The sweetness of this smoothie comes from the banana and the sultanas, so play around with quantities to suit your own palate. I always add a pinch of salt to recipes that are predominately sweet, as it creates a depth and balance in flavours, and this contrast then makes the sweetness taste all the more sweet without adding any extra sugar.
Frozen banana takes on a thick, ice-creamy consistency when blended, which really enhances the texture of this recipe. Whenever you have a bunch of overripe bananas lying around, or see them discounted at the market, chuck them in the freezer to have on hand for making smoothies. (Just make sure that you peel them first!)

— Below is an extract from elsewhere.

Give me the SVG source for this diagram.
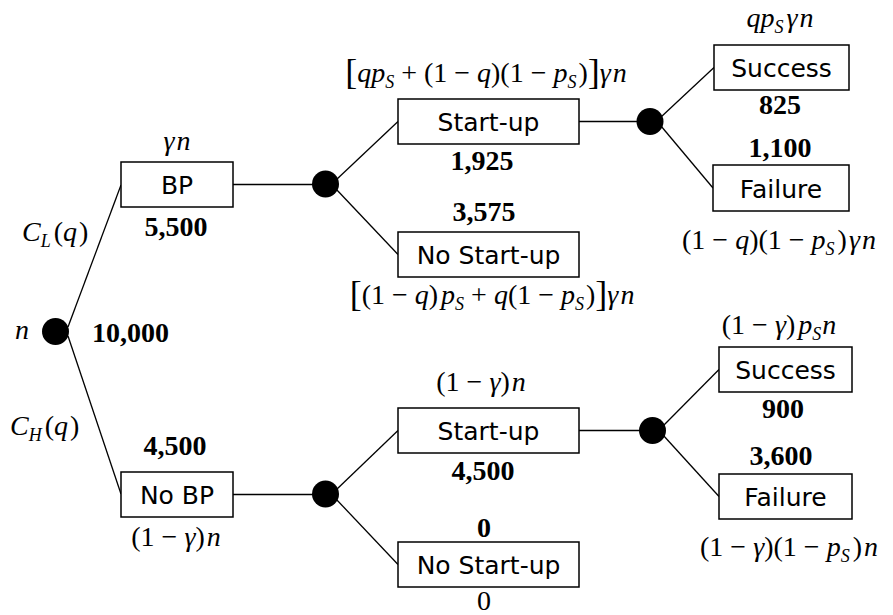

CARROT CAKE BREAKFAST SMOOTHIE RECIPE
- 1 large ripe banana, peeled and frozen
- 1 medium carrot, grated
- 1 tablespoon sultanas
- 2 tablespoon oats
- a handful of walnuts (or other nut of choice)
- 2/3 cup coconut milk (or other milk of choice)
- 2/3 cup chilled water
- 1/2 teaspoon cinnamon
- 1/4 teaspoon ginger (fresh or dried)
- apinch of salt
- Throw all ingredients into a blender and blend until smooth.
- Add more milk or water, 1/4 cup at a time, if the smoothie is too thick.
- Sprinkle with nuts, shredded carrot, or coconut flakes to serve.